Instructions to follow:
Print the lines from the one that contains "What React, TypeScript" to the one that contains "const axisTitle = 'FTE';", inclusive, exactly as they appear, and please drop any pictures.

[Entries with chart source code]
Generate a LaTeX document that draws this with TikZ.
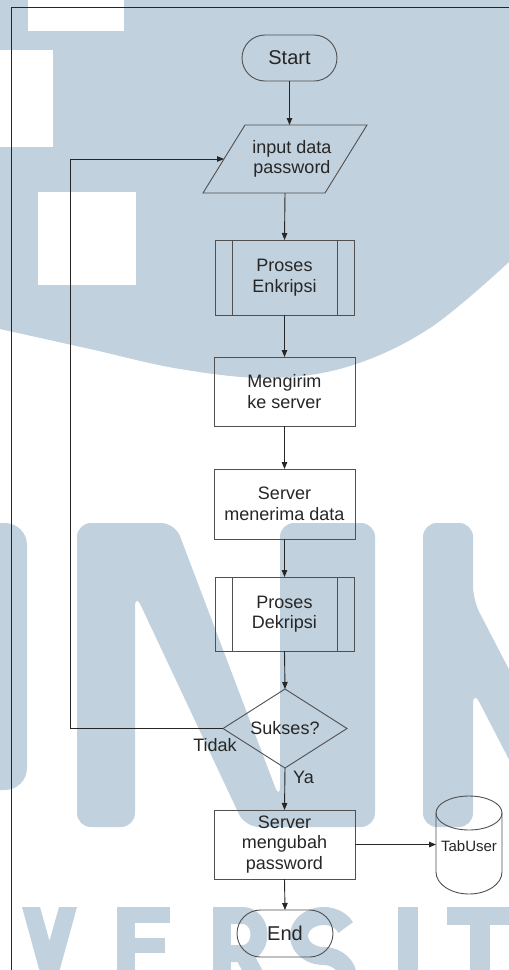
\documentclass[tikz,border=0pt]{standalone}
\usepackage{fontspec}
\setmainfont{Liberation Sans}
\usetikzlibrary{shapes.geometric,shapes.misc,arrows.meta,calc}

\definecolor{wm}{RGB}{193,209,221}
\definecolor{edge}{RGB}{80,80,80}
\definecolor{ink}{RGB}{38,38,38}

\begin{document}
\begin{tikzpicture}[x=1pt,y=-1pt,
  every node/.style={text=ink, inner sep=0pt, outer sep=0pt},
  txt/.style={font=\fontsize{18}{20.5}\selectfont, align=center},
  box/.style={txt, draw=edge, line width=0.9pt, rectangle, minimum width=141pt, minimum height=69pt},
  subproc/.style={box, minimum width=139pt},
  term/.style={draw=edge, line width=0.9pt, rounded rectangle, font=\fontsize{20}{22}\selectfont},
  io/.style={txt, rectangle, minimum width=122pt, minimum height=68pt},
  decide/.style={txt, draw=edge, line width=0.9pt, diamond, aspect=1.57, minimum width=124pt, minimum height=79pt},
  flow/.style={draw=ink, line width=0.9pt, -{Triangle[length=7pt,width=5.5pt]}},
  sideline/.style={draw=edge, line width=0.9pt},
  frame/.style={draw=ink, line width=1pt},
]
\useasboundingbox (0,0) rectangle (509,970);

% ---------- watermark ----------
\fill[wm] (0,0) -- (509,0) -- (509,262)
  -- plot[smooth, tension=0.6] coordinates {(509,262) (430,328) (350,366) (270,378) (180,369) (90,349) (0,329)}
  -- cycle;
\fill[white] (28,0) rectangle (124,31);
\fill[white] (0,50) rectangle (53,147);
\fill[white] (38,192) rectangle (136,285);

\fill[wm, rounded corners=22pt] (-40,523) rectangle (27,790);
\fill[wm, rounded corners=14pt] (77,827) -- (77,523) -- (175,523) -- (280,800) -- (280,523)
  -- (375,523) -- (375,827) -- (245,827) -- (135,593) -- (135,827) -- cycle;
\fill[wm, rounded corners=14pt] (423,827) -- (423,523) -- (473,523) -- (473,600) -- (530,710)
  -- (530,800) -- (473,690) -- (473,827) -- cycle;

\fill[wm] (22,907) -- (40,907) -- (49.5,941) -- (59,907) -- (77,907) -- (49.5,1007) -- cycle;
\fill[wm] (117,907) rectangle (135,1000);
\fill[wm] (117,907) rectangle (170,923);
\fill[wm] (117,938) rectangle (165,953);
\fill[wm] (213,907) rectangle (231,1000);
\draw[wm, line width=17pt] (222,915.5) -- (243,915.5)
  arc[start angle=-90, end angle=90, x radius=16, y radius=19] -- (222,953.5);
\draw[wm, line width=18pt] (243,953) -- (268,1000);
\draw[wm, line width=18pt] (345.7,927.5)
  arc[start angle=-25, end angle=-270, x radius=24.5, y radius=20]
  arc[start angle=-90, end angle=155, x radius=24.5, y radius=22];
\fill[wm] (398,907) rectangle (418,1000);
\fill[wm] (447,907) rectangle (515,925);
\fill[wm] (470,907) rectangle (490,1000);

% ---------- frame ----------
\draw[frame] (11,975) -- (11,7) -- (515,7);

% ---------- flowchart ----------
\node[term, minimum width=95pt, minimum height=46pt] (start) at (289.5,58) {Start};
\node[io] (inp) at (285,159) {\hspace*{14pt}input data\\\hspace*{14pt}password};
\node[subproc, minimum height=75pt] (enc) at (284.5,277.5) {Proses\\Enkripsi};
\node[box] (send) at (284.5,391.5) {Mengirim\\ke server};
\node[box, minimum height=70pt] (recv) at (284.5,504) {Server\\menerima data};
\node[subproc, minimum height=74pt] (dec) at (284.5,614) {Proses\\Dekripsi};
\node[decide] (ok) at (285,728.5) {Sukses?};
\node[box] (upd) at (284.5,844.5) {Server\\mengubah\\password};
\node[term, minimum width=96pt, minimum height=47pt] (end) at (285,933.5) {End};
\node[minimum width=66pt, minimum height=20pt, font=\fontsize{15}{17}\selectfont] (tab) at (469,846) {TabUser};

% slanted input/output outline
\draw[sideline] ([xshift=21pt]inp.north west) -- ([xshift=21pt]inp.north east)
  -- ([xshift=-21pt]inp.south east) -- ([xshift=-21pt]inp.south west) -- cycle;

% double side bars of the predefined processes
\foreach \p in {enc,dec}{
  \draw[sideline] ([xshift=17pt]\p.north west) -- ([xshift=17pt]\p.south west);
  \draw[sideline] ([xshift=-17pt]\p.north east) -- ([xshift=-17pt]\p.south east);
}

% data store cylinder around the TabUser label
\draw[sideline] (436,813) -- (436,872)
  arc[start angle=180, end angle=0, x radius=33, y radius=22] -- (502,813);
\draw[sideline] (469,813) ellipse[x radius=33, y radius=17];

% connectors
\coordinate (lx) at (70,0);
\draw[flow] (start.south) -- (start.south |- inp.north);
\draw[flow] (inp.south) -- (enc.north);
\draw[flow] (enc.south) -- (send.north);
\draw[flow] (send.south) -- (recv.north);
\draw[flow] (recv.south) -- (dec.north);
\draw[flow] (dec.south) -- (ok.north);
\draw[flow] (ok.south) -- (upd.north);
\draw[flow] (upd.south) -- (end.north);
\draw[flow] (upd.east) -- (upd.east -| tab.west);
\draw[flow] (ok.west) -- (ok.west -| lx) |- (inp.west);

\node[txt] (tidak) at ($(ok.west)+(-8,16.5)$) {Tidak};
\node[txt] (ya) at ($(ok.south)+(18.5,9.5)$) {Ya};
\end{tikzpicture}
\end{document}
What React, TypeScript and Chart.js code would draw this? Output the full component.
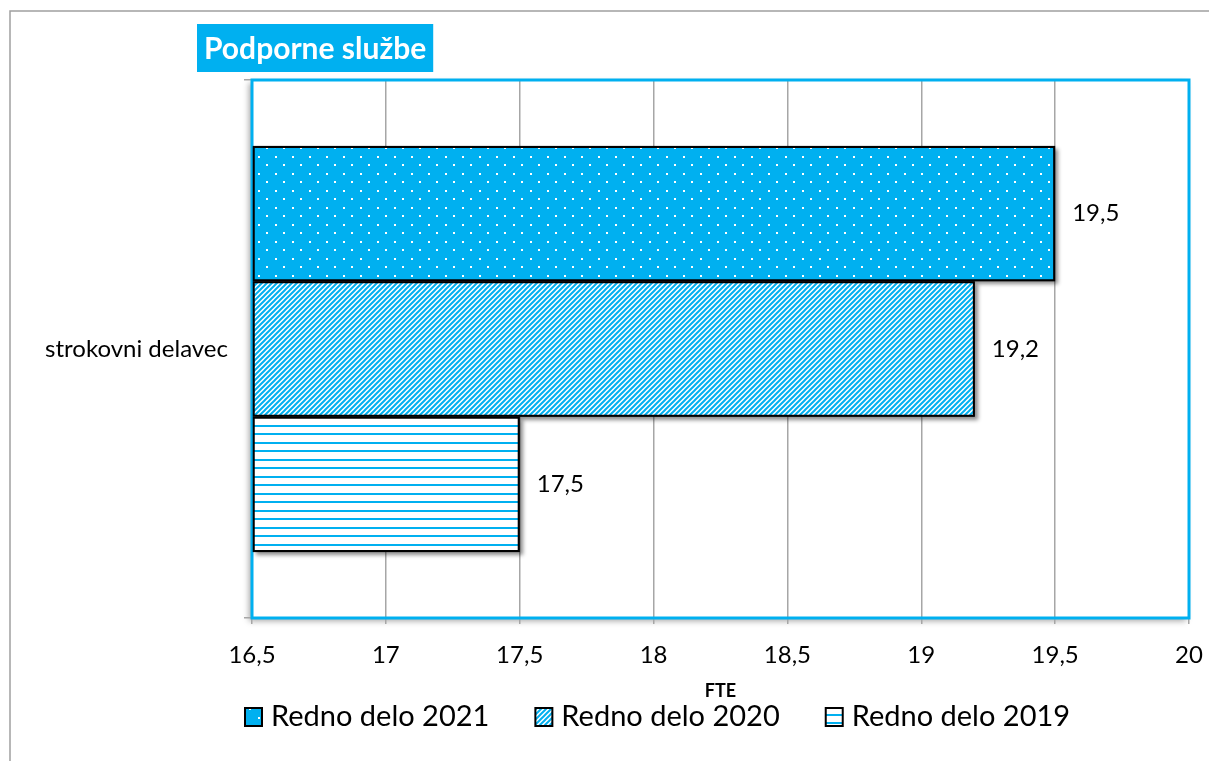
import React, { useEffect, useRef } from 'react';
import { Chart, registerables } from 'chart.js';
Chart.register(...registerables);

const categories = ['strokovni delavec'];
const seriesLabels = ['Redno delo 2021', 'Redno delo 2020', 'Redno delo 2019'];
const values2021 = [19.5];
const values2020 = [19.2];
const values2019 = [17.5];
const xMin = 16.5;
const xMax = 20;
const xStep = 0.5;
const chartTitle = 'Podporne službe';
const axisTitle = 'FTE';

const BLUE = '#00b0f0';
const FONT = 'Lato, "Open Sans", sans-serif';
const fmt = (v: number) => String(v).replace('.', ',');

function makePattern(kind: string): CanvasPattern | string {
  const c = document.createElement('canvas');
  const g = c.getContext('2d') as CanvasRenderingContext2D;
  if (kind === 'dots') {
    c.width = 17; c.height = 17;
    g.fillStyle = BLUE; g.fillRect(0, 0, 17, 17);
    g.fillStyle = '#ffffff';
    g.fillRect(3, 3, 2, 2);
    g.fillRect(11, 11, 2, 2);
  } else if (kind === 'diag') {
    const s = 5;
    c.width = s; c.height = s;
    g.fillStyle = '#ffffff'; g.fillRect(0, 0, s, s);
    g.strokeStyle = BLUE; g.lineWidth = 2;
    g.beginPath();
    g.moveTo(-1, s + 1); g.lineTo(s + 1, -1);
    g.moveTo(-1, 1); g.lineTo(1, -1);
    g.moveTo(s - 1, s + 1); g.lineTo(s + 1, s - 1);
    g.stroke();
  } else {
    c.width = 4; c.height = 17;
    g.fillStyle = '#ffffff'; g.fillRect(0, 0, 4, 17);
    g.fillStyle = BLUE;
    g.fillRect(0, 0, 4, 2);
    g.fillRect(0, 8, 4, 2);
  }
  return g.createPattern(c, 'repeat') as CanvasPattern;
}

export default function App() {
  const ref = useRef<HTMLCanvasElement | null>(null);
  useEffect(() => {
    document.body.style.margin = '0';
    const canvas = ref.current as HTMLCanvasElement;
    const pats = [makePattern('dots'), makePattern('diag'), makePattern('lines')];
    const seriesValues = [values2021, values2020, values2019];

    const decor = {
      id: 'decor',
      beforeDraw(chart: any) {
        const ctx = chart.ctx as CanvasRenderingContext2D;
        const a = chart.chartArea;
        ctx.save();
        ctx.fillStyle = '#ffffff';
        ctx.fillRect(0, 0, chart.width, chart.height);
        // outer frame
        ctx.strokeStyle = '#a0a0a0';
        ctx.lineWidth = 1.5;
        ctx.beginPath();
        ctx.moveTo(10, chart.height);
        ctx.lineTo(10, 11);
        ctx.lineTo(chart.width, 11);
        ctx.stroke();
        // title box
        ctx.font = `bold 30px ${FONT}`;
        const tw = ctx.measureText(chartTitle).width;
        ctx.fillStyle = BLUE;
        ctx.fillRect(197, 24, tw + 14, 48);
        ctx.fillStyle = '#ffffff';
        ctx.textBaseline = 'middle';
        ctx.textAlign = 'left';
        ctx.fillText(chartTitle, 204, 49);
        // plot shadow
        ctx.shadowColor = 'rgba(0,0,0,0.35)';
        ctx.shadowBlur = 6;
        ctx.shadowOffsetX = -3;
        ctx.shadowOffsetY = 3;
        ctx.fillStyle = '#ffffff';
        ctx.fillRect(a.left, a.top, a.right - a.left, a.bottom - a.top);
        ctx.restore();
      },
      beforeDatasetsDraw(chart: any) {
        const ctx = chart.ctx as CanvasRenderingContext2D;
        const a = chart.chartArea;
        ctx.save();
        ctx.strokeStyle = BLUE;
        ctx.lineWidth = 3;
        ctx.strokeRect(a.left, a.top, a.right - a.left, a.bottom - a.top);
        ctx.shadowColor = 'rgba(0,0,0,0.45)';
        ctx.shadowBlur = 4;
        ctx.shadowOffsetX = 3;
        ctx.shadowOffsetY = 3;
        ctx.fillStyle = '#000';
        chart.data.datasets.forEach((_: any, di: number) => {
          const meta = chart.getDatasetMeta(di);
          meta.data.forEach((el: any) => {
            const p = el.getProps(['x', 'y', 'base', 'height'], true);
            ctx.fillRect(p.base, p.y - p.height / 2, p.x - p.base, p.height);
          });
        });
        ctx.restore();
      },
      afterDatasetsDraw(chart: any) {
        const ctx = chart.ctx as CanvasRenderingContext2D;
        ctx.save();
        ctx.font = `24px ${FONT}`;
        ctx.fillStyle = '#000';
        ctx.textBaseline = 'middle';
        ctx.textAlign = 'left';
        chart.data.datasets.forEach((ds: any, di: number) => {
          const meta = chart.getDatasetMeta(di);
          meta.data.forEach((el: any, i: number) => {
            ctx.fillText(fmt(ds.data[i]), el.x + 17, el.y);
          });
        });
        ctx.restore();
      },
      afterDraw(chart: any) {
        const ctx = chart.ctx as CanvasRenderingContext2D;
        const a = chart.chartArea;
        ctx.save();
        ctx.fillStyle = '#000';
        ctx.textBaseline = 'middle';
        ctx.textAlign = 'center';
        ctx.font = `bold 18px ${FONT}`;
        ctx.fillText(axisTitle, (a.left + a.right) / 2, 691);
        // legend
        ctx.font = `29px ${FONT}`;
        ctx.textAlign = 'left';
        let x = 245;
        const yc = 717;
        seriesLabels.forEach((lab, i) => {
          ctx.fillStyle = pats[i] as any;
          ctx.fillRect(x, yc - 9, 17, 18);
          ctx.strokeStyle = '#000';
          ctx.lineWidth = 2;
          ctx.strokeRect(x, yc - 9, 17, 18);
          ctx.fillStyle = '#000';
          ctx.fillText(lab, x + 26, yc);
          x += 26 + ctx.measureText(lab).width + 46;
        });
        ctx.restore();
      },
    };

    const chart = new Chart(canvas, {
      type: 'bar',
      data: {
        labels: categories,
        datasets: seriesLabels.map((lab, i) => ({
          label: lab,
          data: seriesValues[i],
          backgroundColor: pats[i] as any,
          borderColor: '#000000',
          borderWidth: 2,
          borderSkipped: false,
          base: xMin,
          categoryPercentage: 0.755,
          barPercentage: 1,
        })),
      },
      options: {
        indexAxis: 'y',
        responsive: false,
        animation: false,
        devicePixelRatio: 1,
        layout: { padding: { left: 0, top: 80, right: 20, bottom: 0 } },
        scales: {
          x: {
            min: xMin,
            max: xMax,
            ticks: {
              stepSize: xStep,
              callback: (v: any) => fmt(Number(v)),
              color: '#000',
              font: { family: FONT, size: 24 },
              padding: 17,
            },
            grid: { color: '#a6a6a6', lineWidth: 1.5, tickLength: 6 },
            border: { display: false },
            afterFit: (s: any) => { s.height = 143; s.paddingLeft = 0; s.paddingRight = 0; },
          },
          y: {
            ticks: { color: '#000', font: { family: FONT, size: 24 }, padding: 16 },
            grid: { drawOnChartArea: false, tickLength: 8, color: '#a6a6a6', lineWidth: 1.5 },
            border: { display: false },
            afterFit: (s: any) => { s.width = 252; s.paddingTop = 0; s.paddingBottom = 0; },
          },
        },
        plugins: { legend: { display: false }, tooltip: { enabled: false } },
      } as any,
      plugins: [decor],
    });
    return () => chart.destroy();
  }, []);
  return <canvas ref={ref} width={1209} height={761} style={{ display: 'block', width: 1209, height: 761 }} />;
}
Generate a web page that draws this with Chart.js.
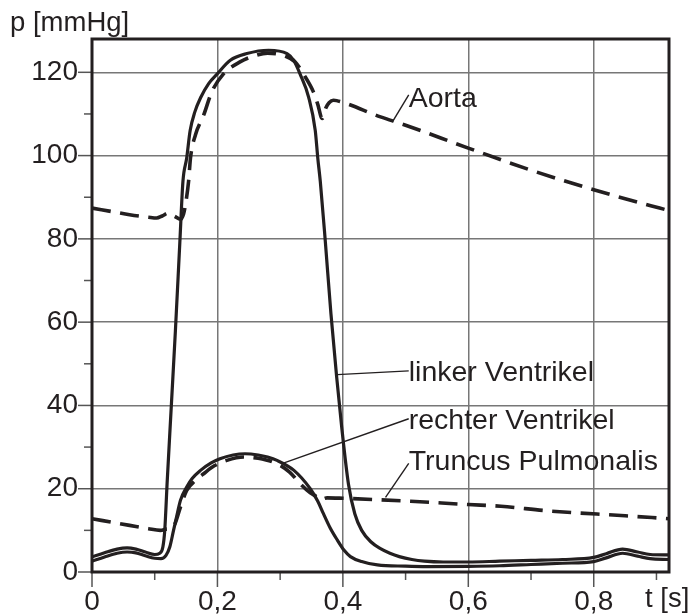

Answer to the task:
What React, TypeScript and Chart.js code would draw this? Output the full component.
import React, { useEffect, useRef } from 'react';
import { Chart, registerables } from 'chart.js';
Chart.register(...registerables);

const categories = ['strokovni delavec'];
const seriesLabels = ['Redno delo 2021', 'Redno delo 2020', 'Redno delo 2019'];
const values2021 = [19.5];
const values2020 = [19.2];
const values2019 = [17.5];
const xMin = 16.5;
const xMax = 20;
const xStep = 0.5;
const chartTitle = 'Podporne službe';
const axisTitle = 'FTE';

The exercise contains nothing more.